A single run of lines is to be printed exactly: starting at the line with "Emit a component" and ending at the line with "import * as", both included. Leave the pictures out.

- Source code of charts:

- - - - -

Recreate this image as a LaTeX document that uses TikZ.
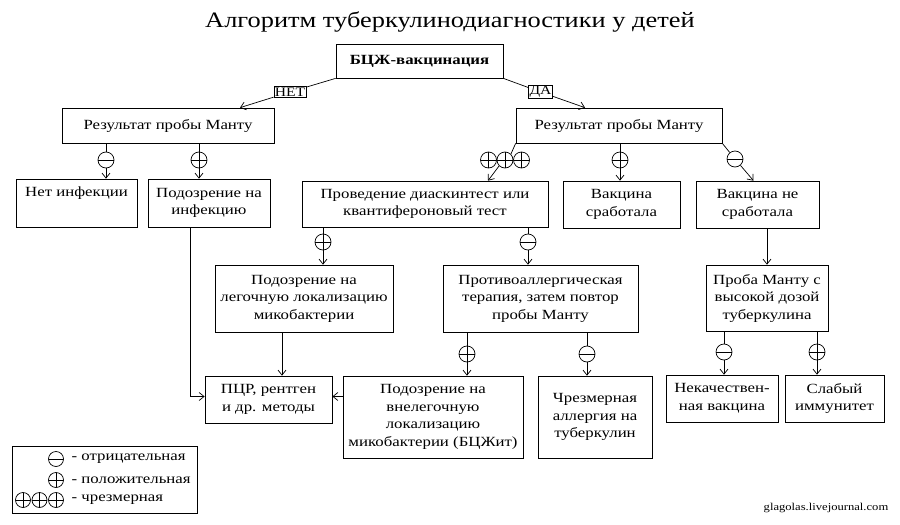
\documentclass[tikz,border=0pt]{standalone}
\usepackage{fontspec}
\setmainfont{Liberation Serif}[FakeStretch=1.2]
\usetikzlibrary{arrows.meta}

\begin{document}
\begin{tikzpicture}[x=1pt,y=-1pt,line width=0.7pt]
	\tikzstyle{every node}=[font=\fontsize{14}{17.5}\selectfont]
	\tikzstyle{box}=[draw, inner sep=0pt, align=center]
	\tikzstyle{lbl}=[draw, line width=0.5pt, inner sep=1pt, fill=white, font=\fontsize{13}{13}\selectfont]
	\tikzstyle{arr}=[-{Straight Barb[length=5pt,width=8pt]}]
	\tikzstyle{negsign}=[circle, draw, fill=white, minimum size=16pt, inner sep=0pt, path picture={\draw (path picture bounding box.west) -- (path picture bounding box.east);}]
	\tikzstyle{possign}=[negsign, path picture={\draw (path picture bounding box.west) -- (path picture bounding box.east) (path picture bounding box.north) -- (path picture bounding box.south);}]
	\tikzstyle{legtext}=[anchor=west, font=\fontsize{14}{14}\selectfont]
	
	\useasboundingbox (0,0) rectangle (900,525);
	
	\node[font=\fontsize{22}{22}\selectfont] (title) at (450,22) {Алгоритм туберкулинодиагностики у детей};
	
	% boxes
	\node[box, minimum width=167pt, minimum height=34pt, font=\fontsize{14}{17}\selectfont\bfseries] (bcg) at (419.5,61) {БЦЖ-вакцинация};
	\node[box, minimum width=212pt, minimum height=35pt] (mantuL) at (168,125.5) {Результат пробы Манту};
	\node[box, minimum width=206pt, minimum height=35pt] (mantuR) at (619,125.5) {Результат пробы Манту};
	\node[box, minimum width=121pt, text height=17pt, text depth=31pt] (noinf) at (76.5,203) {Нет инфекции};
	\node[box, minimum width=122pt, minimum height=48pt] (susp) at (209,203) {Подозрение на\\инфекцию};
	\node[box, minimum width=246pt, minimum height=46pt] (diask) at (425,204) {Проведение диаскинтест или\\квантифероновый тест};
	\node[box, minimum width=117pt, minimum height=47pt] (vacok) at (621.5,204.5) {Вакцина\\сработала};
	\node[box, minimum width=123pt, minimum height=47pt] (vacno) at (757.5,204.5) {Вакцина не\\сработала};
	\node[box, minimum width=178pt, minimum height=67pt] (lung) at (304,298.5) {Подозрение на\\легочную локализацию\\микобактерии};
	\node[box, minimum width=195pt, minimum height=67pt] (anti) at (540.5,298.5) {Противоаллергическая\\терапия, затем повтор\\пробы Манту};
	\node[box, minimum width=122pt, minimum height=66pt] (hidose) at (767,298) {Проба Манту с\\высокой дозой\\туберкулина};
	\node[box, minimum width=127pt, minimum height=47pt] (pcr) at (268.5,399.5) {ПЦР, рентген\\и др. методы};
	\node[box, minimum width=180pt, minimum height=82pt] (extra) at (433,417) {Подозрение на\\внелегочную\\локализацию\\микобактерии (БЦЖит)};
	\node[box, minimum width=114pt, minimum height=82pt] (allerg) at (595,417) {Чрезмерная\\аллергия на\\туберкулин};
	\node[box, minimum width=112pt, minimum height=47pt] (badvac) at (722,398.5) {Некачествен-\\ная вакцина};
	\node[box, minimum width=99pt, minimum height=47pt] (weak) at (834.5,398.5) {Слабый\\иммунитет};
	
	% first split
	\node[lbl] (no) at (290,92) {НЕТ};
	\node[lbl] (yes) at (540.5,92) {ДА};
	\draw[arr] (bcg.south west) -- (no) -- ([xshift=72pt]mantuL.north);
	\draw[arr] (bcg.south east) -- (yes) -- ([xshift=-34pt]mantuR.north);
	
	% left branch
	\node[negsign] (n1) at (106,160) {};
	\node[possign] (p1) at (199,160) {};
	\draw (mantuL.south -| n1) -- (n1);
	\draw[arr] (n1) -- (noinf.north -| n1);
	\draw (mantuL.south -| p1) -- (p1);
	\draw[arr] (p1) -- (susp.north -| p1);
	
	% right branch
	\node[possign] (t1) at (488.5,160) {};
	\node[possign] (t2) at (505,160) {};
	\node[possign] (t3) at (521.5,160) {};
	\draw (mantuR.south west) -- (t2.north east);
	\draw[arr] (t2.south west) -- ([xshift=63pt]diask.north);
	\node[possign] (p2) at (620,160) {};
	\draw (mantuR.south -| p2) -- (p2);
	\draw[arr] (p2) -- (vacok.north -| p2);
	\node[negsign] (n2) at (735,159) {};
	\draw (mantuR.south east) -- (n2);
	\draw[arr] (n2) -- ([xshift=-4pt]vacno.north);
	
	\node[possign] (p3) at (323,242) {};
	\draw (diask.south -| p3) -- (p3);
	\draw[arr] (p3) -- (lung.north -| p3);
	\node[negsign] (n3) at (528,242) {};
	\draw (diask.south -| n3) -- (n3);
	\draw[arr] (n3) -- (anti.north -| n3);
	\draw[arr] (vacno.south -| hidose.north) -- (hidose.north);
	
	% towards pcr
	\coordinate (pcrL) at ([yshift=3pt]pcr.west);
	\coordinate (pcrR) at ([yshift=3pt]pcr.east);
	\draw[arr] ([xshift=-22pt]lung.south) -- ([xshift=-22pt]lung.south |- pcr.north);
	\draw[arr] ([xshift=-19pt]susp.south) |- (pcrL);
	\draw[arr] (extra.west |- pcrR) -- (pcrR);
	
	\node[possign] (p4) at (467,354) {};
	\draw (anti.south -| p4) -- (p4);
	\draw[arr] (p4) -- (extra.north -| p4);
	\node[negsign] (n4) at (587,354) {};
	\draw (anti.south -| n4) -- (n4);
	\draw[arr] (n4) -- (allerg.north -| n4);
	\node[negsign] (n5) at (724,352) {};
	\draw (hidose.south -| n5) -- (n5);
	\draw[arr] (n5) -- (badvac.north -| n5);
	\node[possign] (p5) at (817,352) {};
	\draw (hidose.south -| p5) -- (p5);
	\draw[arr] (p5) -- (weak.north -| p5);
	
	% legend
	\node[draw, minimum width=185pt, minimum height=67pt] (legend) at (104.5,479.5) {};
	\node[negsign, minimum size=15pt] (lneg) at (56,459) {};
	\node[possign, minimum size=15pt] (lpos) at (56,480) {};
	\node[possign, minimum size=15pt] (lex1) at (23,500) {};
	\node[possign, minimum size=15pt] (lex2) at (39.5,500) {};
	\node[possign, minimum size=15pt] (lex3) at (56,500) {};
	\node[legtext] (tneg) at (68,459) {- отрицательная};
	\node[legtext] (tpos) at (68,480) {- положительная};
	\node[legtext] (tex) at (68,500) {- чрезмерная};
	
	\node[font=\fontsize{10.5}{10.5}\selectfont] (src) at (826,508) {glagolas.livejournal.com};
\end{tikzpicture}
\end{document}
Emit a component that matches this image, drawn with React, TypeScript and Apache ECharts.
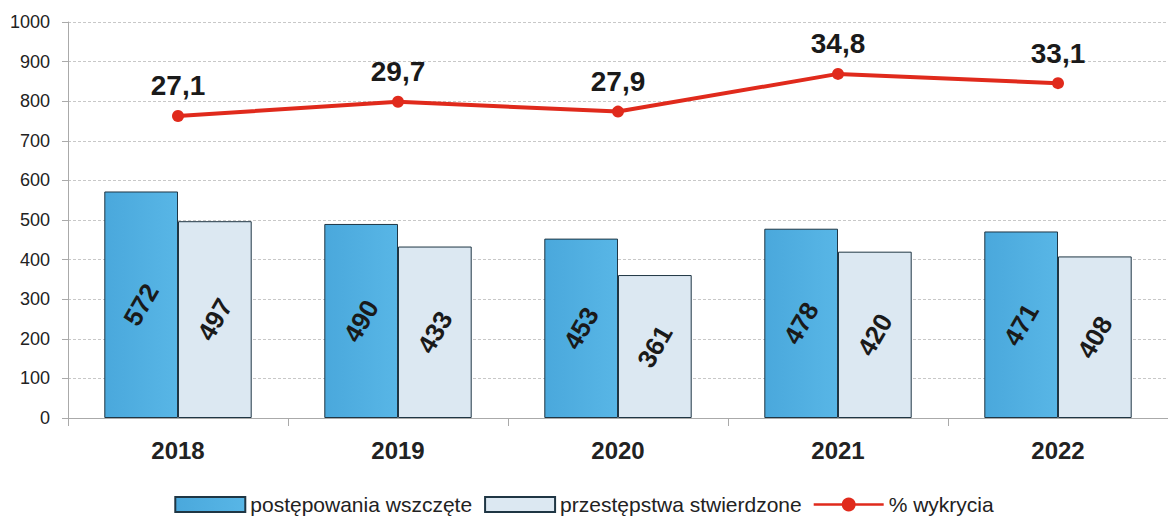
import React, { useEffect, useRef } from "react";
import * as echarts from "echarts";

const years = ["2018", "2019", "2020", "2021", "2022"];
const wszczete = [572, 490, 453, 478, 471];
const stwierdzone = [497, 433, 361, 420, 408];
const wykrycie = [27.1, 29.7, 27.9, 34.8, 33.1];
const yTicks = [0, 100, 200, 300, 400, 500, 600, 700, 800, 900, 1000];

const fmt = (v: number) => String(v).replace(".", ",");

export default function App() {
  const ref = useRef<HTMLDivElement>(null);
  useEffect(() => {
    const chart = echarts.init(ref.current!, null, { renderer: "svg" });
    const barLabel = {
      show: true,
      position: "inside",
      rotate: 60,
      fontSize: 26,
      fontWeight: "bold",
      color: "#1a1a1a",
      fontFamily: "Liberation Sans",
    };
    chart.setOption({
      animation: false,
      textStyle: { fontFamily: "Liberation Sans" },
      grid: { left: 68, right: 0, top: 22, bottom: 102 },
      legend: {
        bottom: 0,
        left: "center",
        itemGap: 12,
        itemWidth: 70,
        itemHeight: 15,
        textStyle: { fontSize: 21, color: "#222", fontFamily: "Liberation Sans" },
        data: [
          { name: "postępowania wszczęte", icon: "rect" },
          { name: "przestępstwa stwierdzone", icon: "rect" },
          { name: "% wykrycia", icon: "path://M0,6 L60,6 L60,8 L0,8 Z M30,1 A6,6 0 1 1 29.99,1 Z" },
        ],
      },
      xAxis: {
        type: "category",
        data: years,
        axisLine: { lineStyle: { color: "#aaa" } },
        axisTick: { show: true, length: 8, lineStyle: { color: "#aaa" } },
        axisLabel: { fontSize: 24, fontWeight: "bold", color: "#222", margin: 20 },
      },
      yAxis: [
        {
          type: "value",
          min: 0,
          max: 1000,
          interval: 100,
          axisLine: { show: true, lineStyle: { color: "#aaa" } },
          axisTick: { show: true, length: 6, lineStyle: { color: "#aaa" } },
          axisLabel: {
            fontSize: 18,
            color: "#222",
            margin: 18,
            formatter: (v: number) => (yTicks.includes(v) ? String(v) : ""),
          },
          splitLine: { lineStyle: { color: "#c8c8c8", type: [3, 2] } },
        },
        {
          type: "value",
          min: -28.2,
          max: 44.3,
          show: false,
          splitLine: { show: false },
        },
      ],
      series: [
        {
          name: "postępowania wszczęte",
          type: "bar",
          data: wszczete,
          barGap: "0%",
          barCategoryGap: "33%",
          itemStyle: {
            color: new echarts.graphic.LinearGradient(0, 0, 1, 0, [
              { offset: 0, color: "#4aa8dc" },
              { offset: 1, color: "#58b6e6" },
            ]),
            borderColor: "#1f3644",
            borderWidth: 1,
          },
          label: barLabel,
        },
        {
          name: "przestępstwa stwierdzone",
          type: "bar",
          data: stwierdzone,
          itemStyle: {
            color: "#dce8f2",
            borderColor: "#1f3644",
            borderWidth: 1,
          },
          label: barLabel,
        },
        {
          name: "% wykrycia",
          type: "line",
          yAxisIndex: 1,
          data: wykrycie,
          symbol: "circle",
          symbolSize: 12,
          itemStyle: { color: "#e02a1c" },
          lineStyle: { color: "#e02a1c", width: 4 },
          label: {
            show: true,
            position: "top",
            distance: 10,
            fontSize: 28,
            fontWeight: "bold",
            color: "#1a1a1a",
            formatter: (p: any) => fmt(p.value),
          },
        },
      ],
    });
    return () => chart.dispose();
  }, []);
  return <div ref={ref} style={{ width: 1168, height: 520, position: "absolute", left: 0, top: 0, background: "#fff" }} />;
}
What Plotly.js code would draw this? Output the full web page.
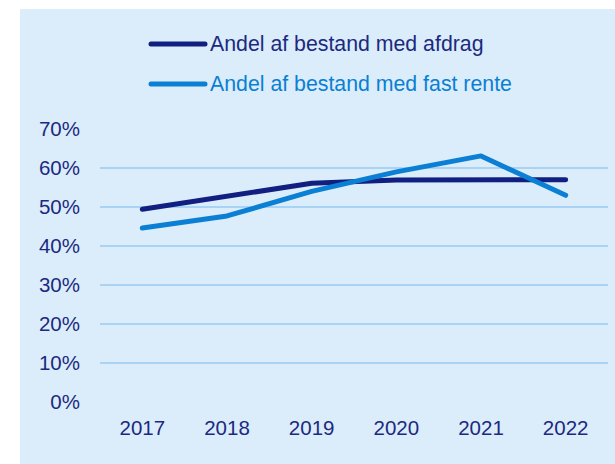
<!DOCTYPE html>
<html>
<head>
<meta charset="utf-8">
<script src="https://cdn.plot.ly/plotly-3.0.1.min.js"></script>
<style>
html,body{margin:0;padding:0;background:#ffffff;width:615px;height:464px;overflow:hidden;}
#chart{position:absolute;left:20px;top:9px;width:595px;height:455px;}
.scatterlayer path.js-line{stroke-linecap:round;stroke-linejoin:round;}
.shapelayer path{stroke-linecap:round;}
</style>
</head>
<body>
<div id="chart"></div>
<script>
var years = ['2017','2018','2019','2020','2021','2022'];
var afdrag = [49.4, 52.6, 56.1, 56.9, 57.0, 57.0];
var fastRente = [44.6, 47.7, 54.0, 59.0, 63.1, 53.0];
var seriesNames = ['Andel af bestand med afdrag', 'Andel af bestand med fast rente'];
var seriesColors = ['#111f80', '#0a7fd3'];
var yTicks = [0, 10, 20, 30, 40, 50, 60, 70];

var textColor = '#1b2a80';
var fontFam = 'Liberation Sans, Arial, sans-serif';

var seriesData = [afdrag, fastRente];
var traces = seriesData.map(function(vals, i){
  return {
    x: years, y: vals, type: 'scatter', mode: 'lines',
    name: seriesNames[i],
    line: {color: seriesColors[i], width: 5},
    showlegend: false, hoverinfo: 'skip'
  };
});

// legend drawn manually (positions in paper coords)
var legY = [1.3114, 1.1648];
var shapes = [], annotations = [];
for (var i = 0; i < seriesNames.length; i++) {
  shapes.push({type:'line', xref:'paper', yref:'paper', x0:0.1004, x1:0.2067, y0:legY[i], y1:legY[i],
    line:{color:seriesColors[i], width:5}});
  annotations.push({xref:'paper', yref:'paper', x:0.2125, y:legY[i], xanchor:'left', yanchor:'middle',
    text:seriesNames[i], showarrow:false, font:{family:fontFam, size:21.3, color: i===0 ? textColor : seriesColors[i]}});
}

var layout = {
  width: 595, height: 455,
  margin: {l:80, r:7, t:120, b:62, pad:0},
  paper_bgcolor: '#dbedfb',
  plot_bgcolor: '#dbedfb',
  font: {family: fontFam, size: 20.5, color: textColor},
  xaxis: {
    type:'category', range:[-0.5, 5.5], showgrid:false, zeroline:false, showline:false,
    ticks:'', tickfont:{size:20.5, color:textColor}, fixedrange:true, ticklabelstandoff: 11
  },
  yaxis: {
    range:[0, 70], tickvals: yTicks, ticktext: yTicks.map(function(v){return v + '%';}),
    showgrid:true, gridcolor:'#a8d3f4', gridwidth:2, zeroline:false, showline:false,
    ticks:'', tickfont:{size:20.5, color:textColor}, fixedrange:true, ticklabelstandoff: 19
  },
  shapes: shapes,
  annotations: annotations,
  showlegend: false
};

Plotly.newPlot('chart', traces, layout, {displayModeBar:false, staticPlot:true});
</script>
</body>
</html>
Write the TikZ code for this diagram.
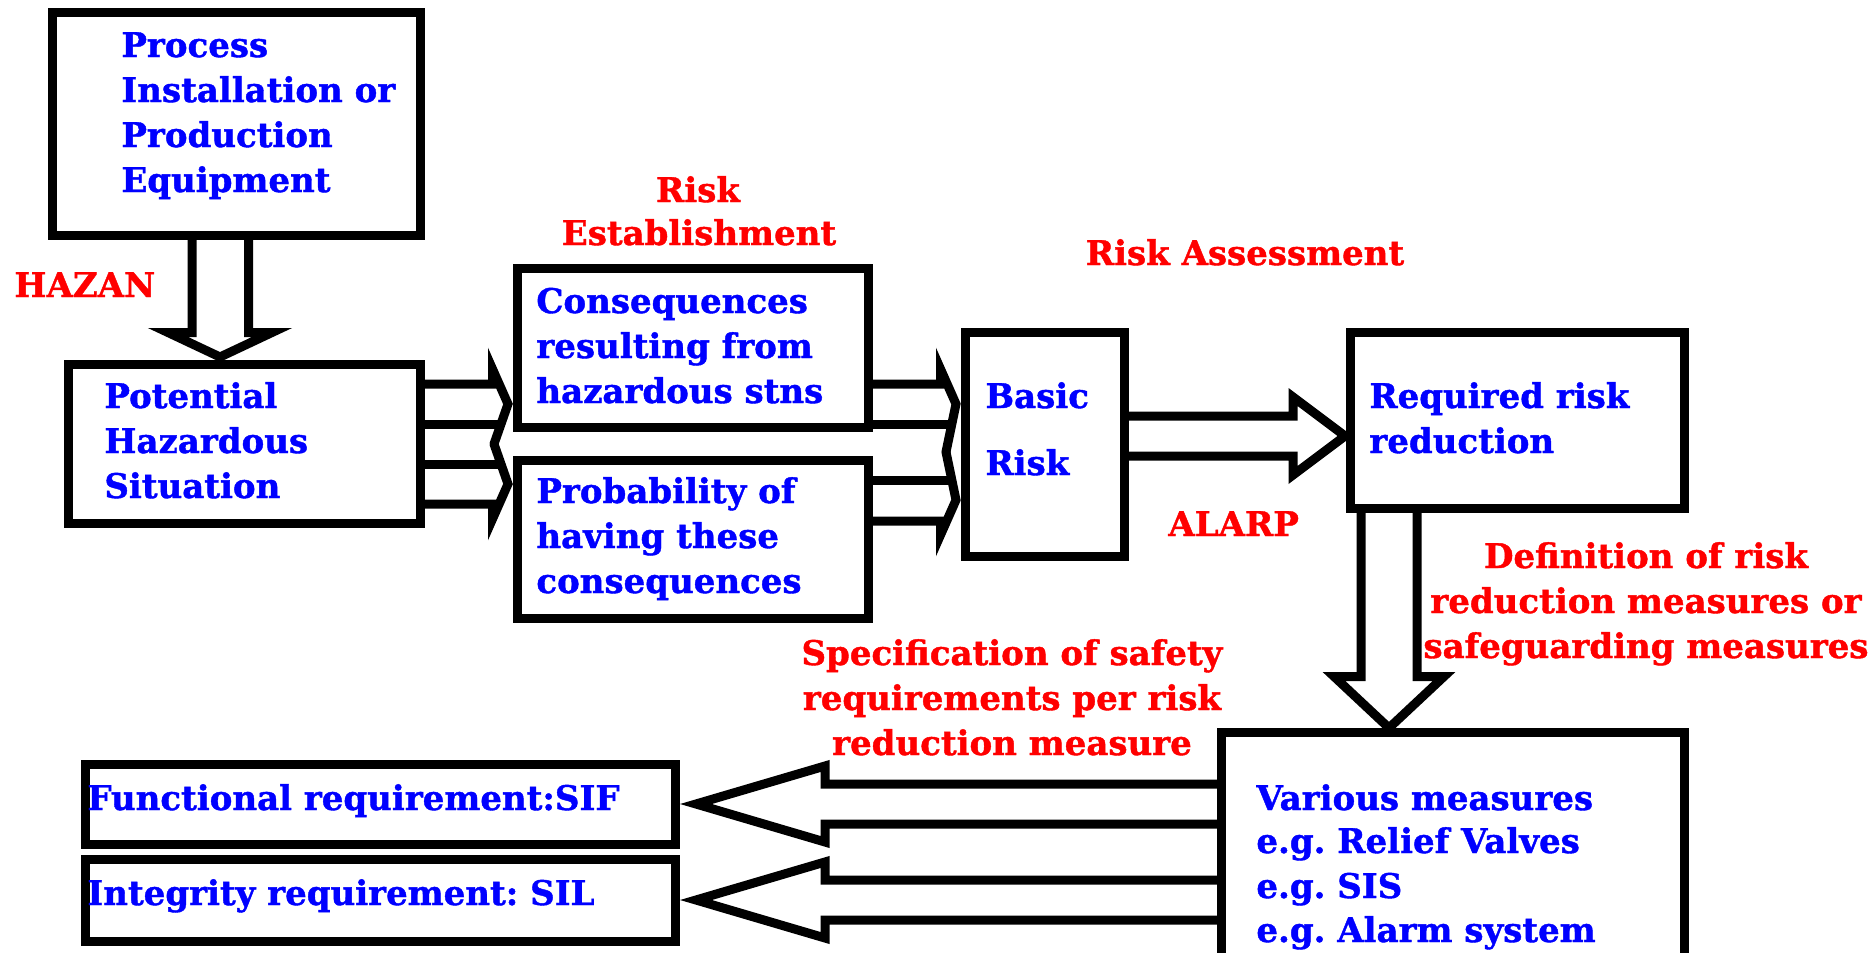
\documentclass[tikz,border=0pt]{standalone}
\usepackage{fontspec}
\setmainfont{DejaVu Serif}[BoldFeatures={FakeBold=1.2}]
\usetikzlibrary{calc}
\pgfdeclarelayer{bg}
\pgfsetlayers{bg,main}
\definecolor{tblue}{RGB}{0,0,255}
\definecolor{tred}{RGB}{255,0,0}
\frenchspacing
\tikzset{
  box/.style={draw=black, fill=white, line width=4.5pt, rectangle, inner sep=0pt, outer sep=0pt},
  bt/.style={anchor=base west, inner sep=0pt, text=tblue, font=\fontsize{17pt}{20pt}\selectfont\bfseries},
  rt/.style={anchor=base, inner sep=0pt, text=tred, font=\fontsize{17pt}{20pt}\selectfont\bfseries},
  blk/.style={draw=black, line width=4.5pt, line join=miter, line cap=butt},
  blkr/.style={blk, line cap=round},
}
\begin{document}
\begin{tikzpicture}[x=0.5pt,y=-0.5pt]
\useasboundingbox (0,0) rectangle (1870,953);
% boxes
\node[box, minimum width=184pt, minimum height=111.5pt] (proc) at (236,123.5) {};
\node[box, minimum width=176pt, minimum height=79.5pt] (pot) at (244,443.5) {};
\node[box, minimum width=175.5pt, minimum height=79.5pt] (cons) at (693,347.5) {};
\node[box, minimum width=175.5pt, minimum height=79pt] (prob) at (693,539) {};
\node[box, minimum width=79.5pt, minimum height=112pt] (basic) at (1044.5,444) {};
\node[box, minimum width=167pt, minimum height=88pt] (req) at (1517,420) {};
\node[box, minimum width=231.5pt, minimum height=115pt] (var) at (1452.5,847) {};
\node[box, minimum width=295pt, minimum height=40pt] (func) at (380,804) {};
\node[box, minimum width=295pt, minimum height=41pt] (integ) at (380,900) {};
% block arrows
\begin{pgfonlayer}{bg}
\draw[blk] (proc.south -| 192,0) -- (192,332.5) -- (168,332.5) -- (220,357) -- (272,332.5) -- (248.5,332.5) -- (proc.south -| 248.5,0);
\draw[blkr] (pot.east |- 0,384) -- (492.5,384) -- (492.5,369) -- (508,404) -- (494,444);
\draw[blkr] (494,444) -- (508,484) -- (492.5,519) -- (492.5,504) -- (pot.east |- 0,504);
\draw[blk] (pot.east |- 0,424) -- (501,424);
\draw[blk] (pot.east |- 0,464) -- (501,464);
\draw[blkr] (cons.east |- 0,384) -- (940.5,384) -- (940.5,369) -- (956,404) -- (946,452);
\draw[blkr] (946,452) -- (956,500) -- (940.5,535) -- (940.5,521) -- (prob.east |- 0,521);
\draw[blk] (cons.east |- 0,424) -- (952,424);
\draw[blk] (prob.east |- 0,480) -- (952,480);
\draw[blk] (basic.east |- 0,416) -- (1293,416) -- (1293,397) -- (1345,436) -- (1293,475) -- (1293,456) -- (basic.east |- 0,456);
\draw[blk] (req.south -| 1361,0) -- (1361,676.5) -- (1334,676.5) -- (1389,728) -- (1444,676.5) -- (1417,676.5) -- (req.south -| 1417,0);
\draw[blk] (var.west |- 0,784) -- (825,784) -- (825,766) -- (696,804) -- (825,842) -- (825,824) -- (var.west |- 0,824);
\draw[blk] (var.west |- 0,880) -- (825,880) -- (825,862) -- (696,900) -- (825,938) -- (825,920) -- (var.west |- 0,920);
\end{pgfonlayer}
% blue texts
\node[bt] (proc1) at (121,57) {Process};
\node[bt] (proc2) at (121,102) {Installation or};
\node[bt] (proc3) at (121,147) {Production};
\node[bt] (proc4) at (121,192) {Equipment};
\node[bt] (pot1) at (104,408) {Potential};
\node[bt] (pot2) at (104,453) {Hazardous};
\node[bt] (pot3) at (104,498) {Situation};
\node[bt] (cons1) at (536,313) {Consequences};
\node[bt] (cons2) at (536,358) {resulting from};
\node[bt] (cons3) at (536,403) {hazardous stns};
\node[bt] (prob1) at (536,503) {Probability of};
\node[bt] (prob2) at (536,548) {having these};
\node[bt] (prob3) at (536,593) {consequences};
\node[bt] (basic1) at (985,408) {Basic};
\node[bt] (basic2) at (985,475) {Risk};
\node[bt] (req1) at (1369,408) {Required risk};
\node[bt] (req2) at (1369,453) {reduction};
\node[bt] (var1) at (1256,810) {Various measures};
\node[bt] (var2) at (1256,853) {e.g. Relief Valves};
\node[bt] (var3) at (1256,898) {e.g. SIS};
\node[bt] (var4) at (1256,942) {e.g. Alarm system};
\node[bt] (func1) at (87,810) {Functional requirement:SIF};
\node[bt] (integ1) at (87,905) {Integrity requirement: SIL};
% red labels
\node[rt, anchor=base west] (hazan) at (14,297) {HAZAN};
\node[rt] (re1) at (698,202) {Risk};
\node[rt] (re2) at (699,245) {Establishment};
\node[rt] (ra) at (1245,265) {Risk Assessment};
\node[rt, anchor=base west] (alarp) at (1168,536) {ALARP};
\node[rt] (d1) at (1646,568) {Definition of risk};
\node[rt] (d2) at (1646,613) {reduction measures or};
\node[rt] (d3) at (1646,658) {safeguarding measures};
\node[rt] (s1) at (1012,665) {Specification of safety};
\node[rt] (s2) at (1012,710) {requirements per risk};
\node[rt] (s3) at (1012,755) {reduction measure};
\end{tikzpicture}
\end{document}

- - - - -

- CORRECT OUTPUT:
Emit a component that matches this image, drawn with React, TypeScript and Apache ECharts.
import React, { useEffect, useRef } from "react";
import * as echarts from "echarts";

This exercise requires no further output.